In fact, a few more simple facts might shed light.

* the average cost of bandwidth for a phonecall is 19.2 kbps

  • quality of service reservations can't be made through links that don't participate.
  • no major telco is anything else but fiber all the way through. gigabit speed.

The killing joke of course of all of this is that the telcos started this whole ball rolling with a few corrupt texan politicians and lobbyists getting this bill out there. Nobody needed to vote to raise internet fees. Did you feel a deep need to create a new pricing structure for the internet? Did you call your congressman and ask him to propose legislation that lets telcos charge random prices for things?

And to hide their oily ways, they are hiding behind the idea that defending the american consitutional first amendment ideals that have been built into the net, is like regulating it. In other words, any lawmaker that defends the constitution is "legislating the internet". What legislation are we talking about? Keeping telcos from charging random fees?

Adopting an internet that abandons its basic first amendment architecture is taxation without representation.
This is not net neutrality. NPR reported it wrong: its not about bringing new services to your front door. The telcos can charge anything they want to charge.

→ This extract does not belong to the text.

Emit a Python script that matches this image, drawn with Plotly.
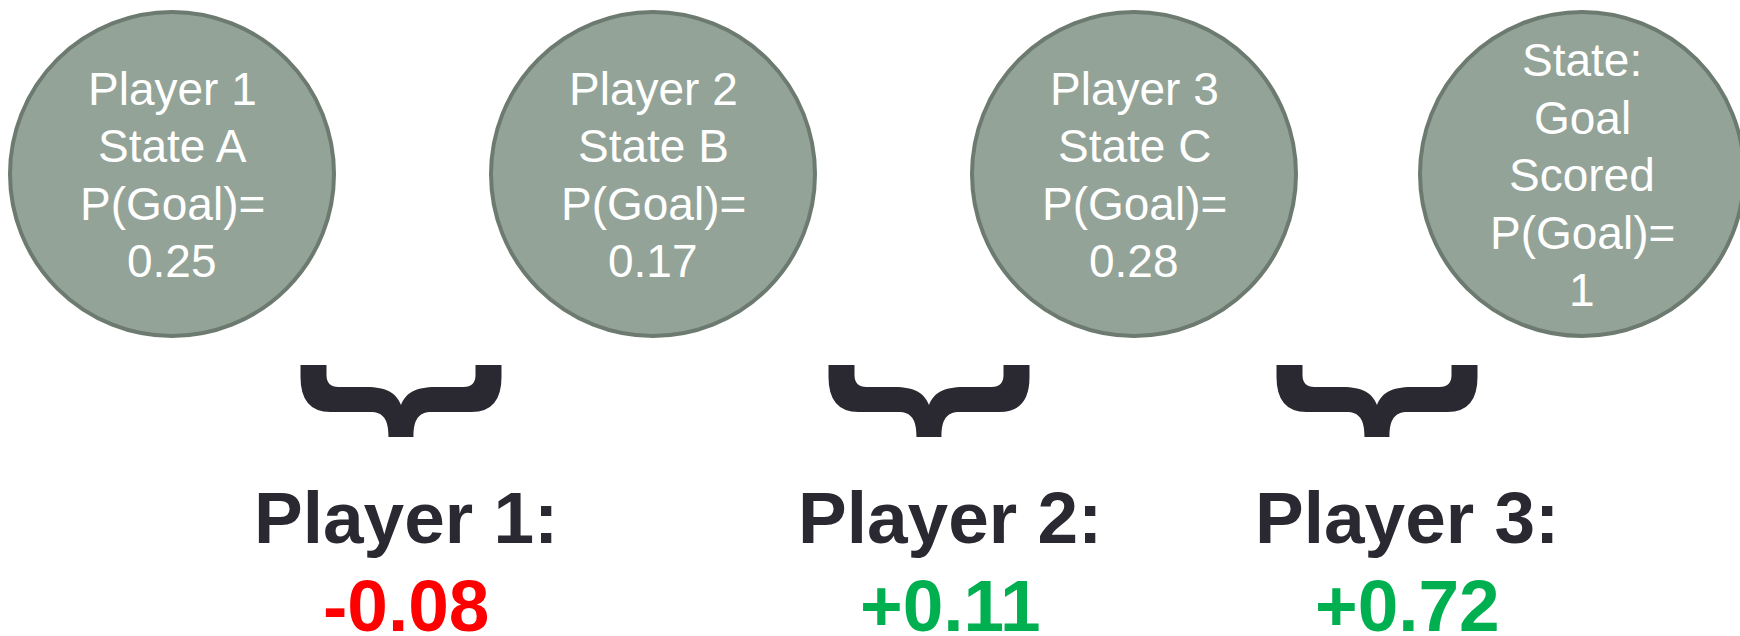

Its net architecture. Do we let them build into the very fabric of our network - a way for faceless corporations to tithe us all?

We didn't let it happen with America when she was young. They took our tea, and added on a tax without our asking. I am sure they claimed the "tea of the future" would be better as a result of them being able to charge more for it. But they made a huge mistake: they thought they could build into the process, tuning out the voices of the overwhelming majority of Americans. Of the christian coalition. of moveon. nearly 2 million people and rising.

Our rallying cry is not neutrality. Thats for pussies. It is No taxation without representation.